C# Open Source software that would benefit from parallelization?

Question

I'm not sure if this kind of question is appropriate, but its been suggested I ask here, so here goes.

For a subject at university this semester our assignment is to take some existing code and parallelize it. We've got a bit of an open end on it, but open source is really the only way we are going to get existing code. I could write some code and then parallelize it, but existing code (and perhaps one where I could make a genuine contribution) would be best, to avoid doubling my workload for little benefit.

I was hoping to use C# and make use of the new Task parallel library, but I'm struggling to find some C# open source projects that are computationally expensive enough to make use of parallelization (and don't already have it).
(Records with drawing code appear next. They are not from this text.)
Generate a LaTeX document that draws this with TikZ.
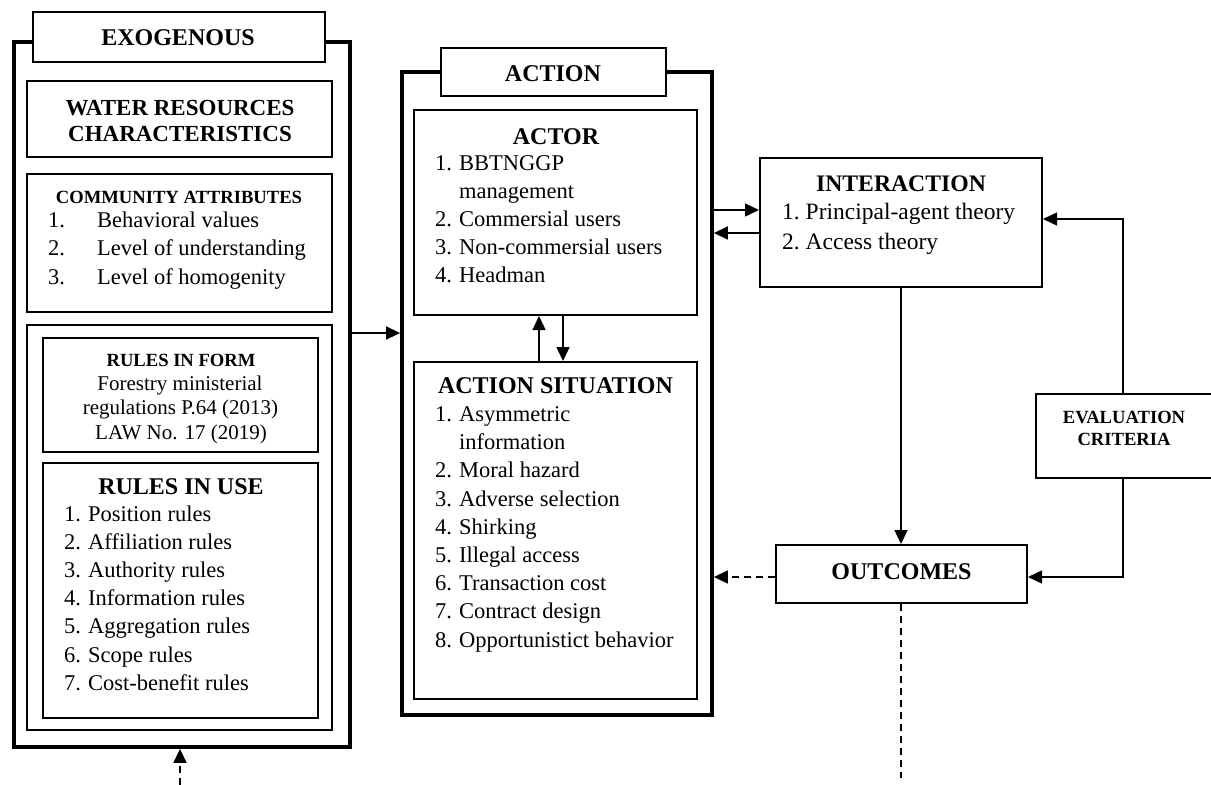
\documentclass[tikz,border=0pt]{standalone}
\usepackage{fontspec}
\setmainfont{Liberation Serif}
\usetikzlibrary{arrows.meta,calc}
\begin{document}
\begin{tikzpicture}[x=1pt,y=-1pt,
  inbox/.style={draw,line width=2pt,inner sep=0},
  titlebox/.style={draw,line width=2pt,fill=white,inner sep=0},
  txt/.style={inner sep=0,anchor=base west,font=\fontsize{22.5}{28}\selectfont},
  head/.style={inner sep=0,anchor=base,font=\fontsize{24}{28}\selectfont\bfseries},
  small/.style={inner sep=0,anchor=base,font=\fontsize{18.6}{22}\selectfont\bfseries},
  formtxt/.style={inner sep=0,anchor=base,font=\fontsize{21}{25}\selectfont},
  conn/.style={line width=1.5pt,-{Triangle[length=14pt,width=13pt]}},
  dconn/.style={conn,dash pattern=on 7pt off 5pt},
  dline/.style={line width=1.5pt,dash pattern=on 7pt off 5pt}
]
\useasboundingbox (0,0) rectangle (1211,785);
\newcommand\mybox[6]{\node[#1,minimum width={#4-#2},minimum height={#5-#3}] (#6) at ({(#2+#4)/2},{(#3+#5)/2}) {};}
% ---------- EXOGENOUS ----------
\mybox{inbox,line width=3.8pt}{14}{42}{350}{747}{exo}
\mybox{titlebox}{33}{12}{325}{62}{exoT}
\node[head] (exoTt) at (178,45.7) {EXOGENOUS};
\mybox{inbox}{27}{81}{332}{157}{water}
\node[head,font=\fontsize{23}{28}\selectfont\bfseries] (water1) at (180,115) {WATER RESOURCES};
\node[head,font=\fontsize{23}{28}\selectfont\bfseries] (water2) at (180,141.7) {CHARACTERISTICS};
\mybox{inbox}{27}{174}{332}{312}{comm}
\node[small] (commT) at (179,203) {COMMUNITY ATTRIBUTES};
\node[txt] (c1) at (48,227) {\makebox[49pt][l]{1.}Behavioral values};
\node[txt] (c2) at (48,255.5) {\makebox[49pt][l]{2.}Level of understanding};
\node[txt] (c3) at (48,284) {\makebox[49pt][l]{3.}Level of homogenity};
\mybox{inbox}{27}{325}{332}{730}{rules}
\mybox{inbox}{43}{338}{318}{452}{rif}
\node[small] (rifT) at (181,366.7) {RULES IN FORM};
\node[formtxt] (rif1) at (180,390) {Forestry ministerial};
\node[formtxt] (rif2) at (180.5,414.3) {regulations P.64 (2013)};
\node[formtxt] (rif3) at (181,439) {LAW No. 17 (2019)};
\mybox{inbox}{43}{463}{318}{718}{riu}
\node[head] (riuT) at (181,494) {RULES IN USE};
\foreach \t [count=\i from 0] in {Position rules,Affiliation rules,Authority rules,Information rules,Aggregation rules,Scope rules,Cost-benefit rules}{
  \pgfmathtruncatemacro{\n}{\i+1}
  \node[txt] (riu\n) at (64,{521+28.2*\i}) {\makebox[24pt][l]{\n.}\t};
}
% ---------- ACTION ----------
\mybox{inbox,line width=3.8pt}{402}{72}{712}{715}{act}
\mybox{titlebox}{441}{48}{666}{96}{actT}
\node[head] (actTt) at (553,81) {ACTION};
\mybox{inbox}{414}{110}{697}{315}{actor}
\node[head] (actorT) at (556,144) {ACTOR};
\node[txt] (a1) at (435,170) {\makebox[24pt][l]{1.}BBTNGGP};
\node[txt] (a1b) at (459,198) {management};
\node[txt] (a2) at (435,226) {\makebox[24pt][l]{2.}Commersial users};
\node[txt] (a3) at (435,254) {\makebox[24pt][l]{3.}Non-commersial users};
\node[txt] (a4) at (435,282) {\makebox[24pt][l]{4.}Headman};
\mybox{inbox}{414}{362}{697}{699}{sit}
\node[head] (sitT) at (555.5,393) {ACTION SITUATION};
\node[txt] (s1) at (435,421.5) {\makebox[24pt][l]{1.}Asymmetric};
\node[txt] (s1b) at (459,449.7) {information};
\foreach \t [count=\i from 1] in {Moral hazard,Adverse selection,Shirking,Illegal access,Transaction cost,Contract design,Opportunistict behavior}{
  \pgfmathtruncatemacro{\n}{\i+1}
  \node[txt] (s\n) at (435,{449.7+28.2*\i}) {\makebox[24pt][l]{\n.}\t};
}
% ---------- INTERACTION ----------
\mybox{inbox}{760}{158}{1042}{287}{inter}
\node[head,font=\fontsize{23.7}{28}\selectfont\bfseries] (interT) at (901,191) {INTERACTION};
\node[txt,font=\fontsize{23.5}{28}\selectfont] (i1) at (782,219) {\makebox[23.5pt][l]{1.}Principal-agent theory};
\node[txt,font=\fontsize{23.5}{28}\selectfont] (i2) at (782,249) {\makebox[23.5pt][l]{2.}Access theory};
% ---------- EVALUATION ----------
\mybox{inbox}{1036}{394}{1214}{478}{eval}
\node[small] (ev1) at (1124,423.3) {EVALUATION};
\node[small] (ev2) at (1124,445.7) {CRITERIA};
% ---------- OUTCOMES ----------
\mybox{inbox}{776}{545}{1027}{603}{outc}
\node[head] (outcT) at (901.5,579) {OUTCOMES};
% ---------- connectors ----------
\coordinate (y333) at (0,333);
\coordinate (y210) at (0,210);
\coordinate (y233) at (0,233);
\coordinate (y219) at (0,219);
\coordinate (y577) at (0,577);
\coordinate (x539) at (539,0);
\coordinate (x563) at (563,0);
\coordinate (x1123) at (1123,0);
\coordinate (x901) at (901,0);
\coordinate (outEnd) at (901,778);
\coordinate (exoIn) at (180,785);
\draw[conn] (exo.east |- y333) -- (act.west |- y333);
\draw[conn] (x539 |- sit.north) -- (x539 |- actor.south);
\draw[conn] (x563 |- actor.south) -- (x563 |- sit.north);
\draw[conn] (act.east |- y210) -- (inter.west |- y210);
\draw[conn] (inter.west |- y233) -- (act.east |- y233);
\draw[conn] (x901 |- inter.south) -- (x901 |- outc.north);
\draw[conn] (x1123 |- eval.north) -- (x1123 |- y219) -- (inter.east |- y219);
\draw[conn] (x1123 |- eval.south) -- (x1123 |- y577) -- (outc.east |- y577);
\draw[dconn] (outc.west |- y577) -- (act.east |- y577);
\draw[dline] (x901 |- outc.south) -- (outEnd);
\draw[dconn] (exoIn) -- (exoIn |- exo.south);
\end{tikzpicture}
\end{document}
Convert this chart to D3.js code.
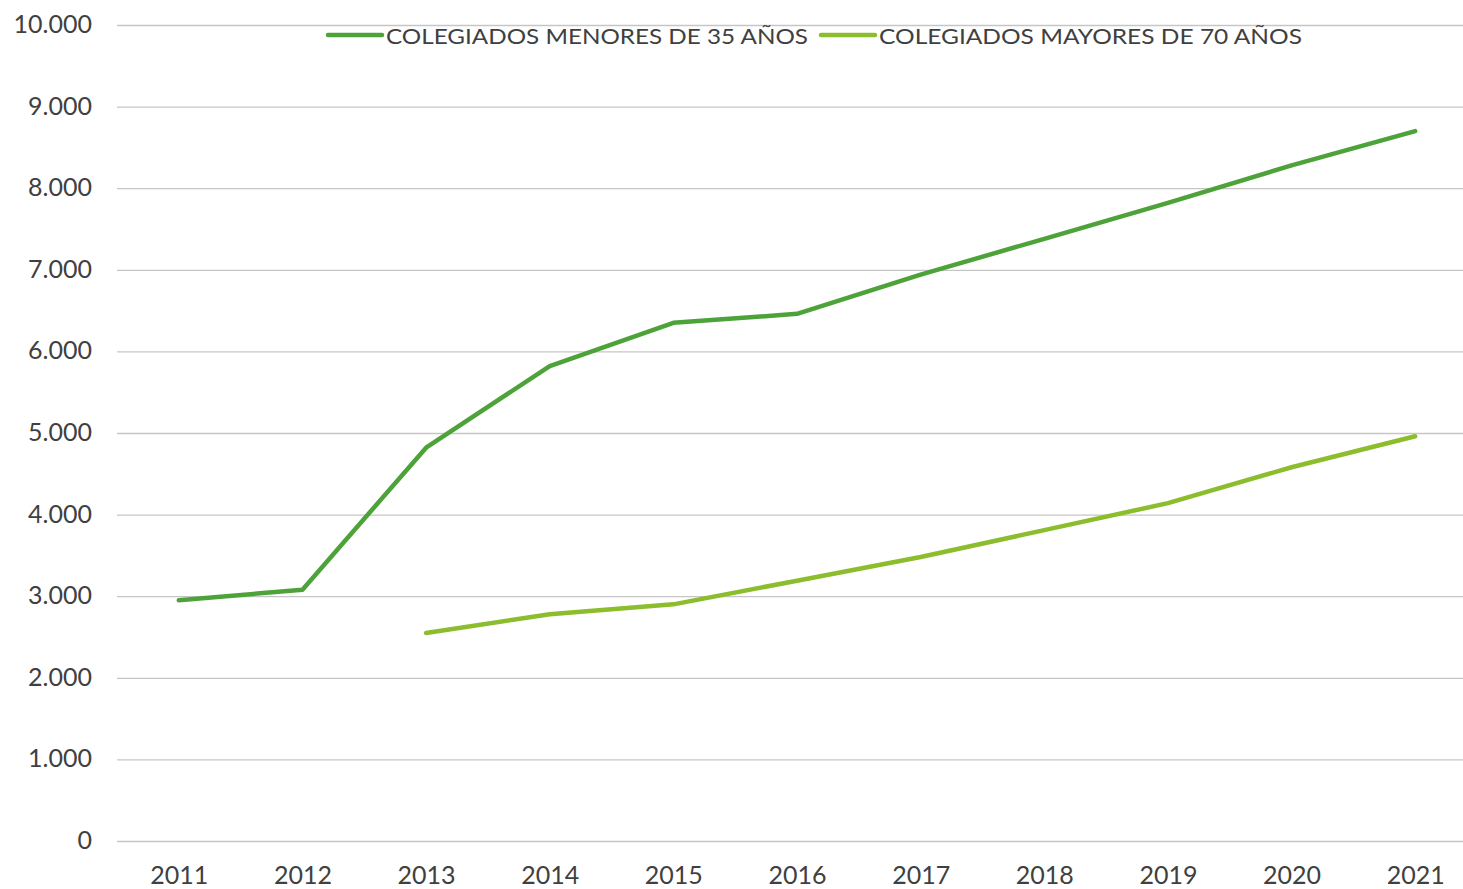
<!DOCTYPE html>
<html>
<head>
<meta charset="utf-8">
<script src="https://cdn.jsdelivr.net/npm/d3@7"></script>
<style>
  body { margin: 0; background: #fff; }
  svg text { font-family: "Lato", "Open Sans", sans-serif; fill: #404040; }
</style>
</head>
<body>
<svg id="chart" width="1463" height="889"></svg>
<script>
// years on the x axis
var years = ['2011', '2012', '2013', '2014', '2015', '2016', '2017', '2018', '2019', '2020', '2021']
// colegiados menores de 35 años
var menores35 = [2950, 3080, 4820, 5820, 6350, 6460, 6940, 7380, 7820, 8280, 8700]
// colegiados mayores de 70 años (no data before 2013)
var mayores70 = [null, null, 2550, 2780, 2900, 3190, 3480, 3810, 4140, 4580, 4960]
var yTicks = [0, 1000, 2000, 3000, 4000, 5000, 6000, 7000, 8000, 9000, 10000]
var seriesNames = ['COLEGIADOS MENORES DE 35 AÑOS', 'COLEGIADOS MAYORES DE 70 AÑOS']
var seriesColors = ['#4ea23a', '#8cbd2c']

var svg = d3.select('#chart')
var plotLeft = 117, plotRight = 1477, plotTop = 25, plotBottom = 841

var x = d3.scalePoint().domain(years).range([plotLeft, plotRight]).padding(0.5)
var y = d3.scaleLinear().domain([0, 10000]).range([plotBottom, plotTop])

var fmt = function(v) { return d3.format(',')(v).replace(/,/g, '.') }

/* Horizontal gridlines and value labels */
var yAxis = svg.append('g').attr('transform', 'translate(' + plotLeft + ',0)')
	.call(d3.axisLeft(y).tickValues(yTicks).tickFormat(fmt).tickSize(-(1463 - plotLeft)).tickPadding(25))
yAxis.select('.domain').remove()
yAxis.selectAll('.tick line').attr('stroke', '#c6c6c6').attr('stroke-width', 1.3)
yAxis.selectAll('.tick text').style('font-size', '25px').attr('dy', '0.3em')

/* Year labels */
var xAxis = svg.append('g').attr('transform', 'translate(0,' + plotBottom + ')')
	.call(d3.axisBottom(x).tickSize(0).tickPadding(30))
xAxis.select('.domain').remove()
xAxis.selectAll('.tick text').style('font-size', '25px').attr('dy', '0.5em')

/* Lines */
var line = d3.line()
	.defined(function(d) { return d != null })
	.x(function(d, i) { return x(years[i]) })
	.y(function(d) { return y(d) })

;[menores35, mayores70].forEach(function(values, i) {
	svg.append('path')
		.attr('d', line(values))
		.attr('fill', 'none')
		.attr('stroke', seriesColors[i])
		.attr('stroke-width', 4.5)
		.attr('stroke-linecap', 'round')
		.attr('stroke-linejoin', 'round')
})

/* Legend */
var legendX = [328, 821]
seriesNames.forEach(function(name, i) {
	var g = svg.append('g').attr('transform', 'translate(' + legendX[i] + ',35)')
	g.append('line').attr('x1', 0).attr('x2', 54).attr('y1', 0).attr('y2', 0)
		.attr('stroke', seriesColors[i]).attr('stroke-width', 4.5).attr('stroke-linecap', 'round')
	g.append('text').attr('x', 58).attr('y', 8.5)
		.style('font-size', '22px')
		.attr('textLength', i == 0 ? 422 : 423)
		.attr('lengthAdjust', 'spacingAndGlyphs')
		.text(name)
})
</script>
</body>
</html>
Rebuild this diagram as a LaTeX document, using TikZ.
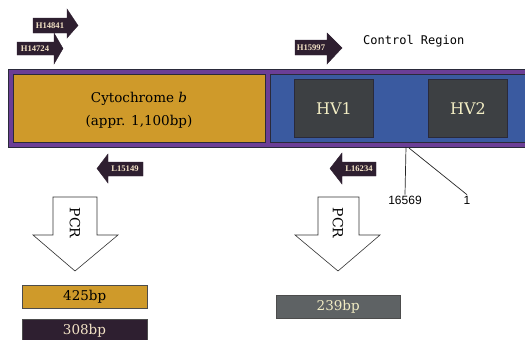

Does anyone have some suggestions of where to look? Or is C# just not going to have enough of that kind of thing as open source (should perhaps try C++?)

Answer 1

I don't know if they already use parallel tasks, but good candidates are image manipulation programs, such as paint.net or pinta.

Answer 2

Check out Alglib, especially the open source C# edition. It will contain a lot of matrix and array manipulations that will be nicely suitable for TPL.

Answer 3

Project Bouncycastle implements several encryption algorithms in C# and java. Perhaps some of them are not as parallelized as they could be.

Answer 4

I don't know the scope of this project (if it's just a weekly assignment or your final project), but a process that benefits from parallelization does not have to be "embarassingly parallel" as Hans' linked article describes. A problem will benefit from being parallelized if:

1. The solution to the problem can be expressed as the "sum" of a repetitive series of smaller operations,
2. The smaller operations have minimal effect on each other, and
3. The scale of the problem is sufficient to make the benefits of parallelization greater than the loss due to the added overhead of creating and supervising multiple worker processes.

Examples of problems that are often solved linearly, but can benefit from parallelization include:

• Sorting. Some algorithms like MergeSort are atomic enough to parallelize; others like QuickSort are not.
• Searching. BinarySearch cannot be parallelized, but if you're searching unordered data like a document for one or more occurrences of words, linear searches can use "divide and conquer" optimizations.
• Data transformation workflows. Open a file, read its raw data, carve it up into domain fields, turn those domain fields into true domain objects, validate them, and persist them. Each data file is often totally independent of all others, and the process of transformation (which is everything between reading the file and persisting it) is often a bottleneck that benefits from having more processors thrown at it.
• Constraint satisfaction problems. Given a series of business rules defining relationships and constraints of multiple variables in a problem space, find a set of those variables that meets all constraints, or determine that there are none. Common applications include transportation route scheduling and business process optimization. This is an evolving sector of computational algorithms, of relatively high academic interest, and so you may find published public-domain code of a basic CSP algorithm you can multithread. It may be described as embarassingly parallel as the best-known solution is "intelligent brute force", but nonetheless, a possible solution can be evaluated independently of others and so each can be given to a worker thread.

Processes defined as "embarassingly parallel" are generally any problems sufficiently large in scale, yet atomic and repetitive, that parallel processing is the only feasible solution. The Wiki article Hans links to mentions common applications; they usually boil down, in general, to the application of a relatively simple computation to each element of a very large domain of data.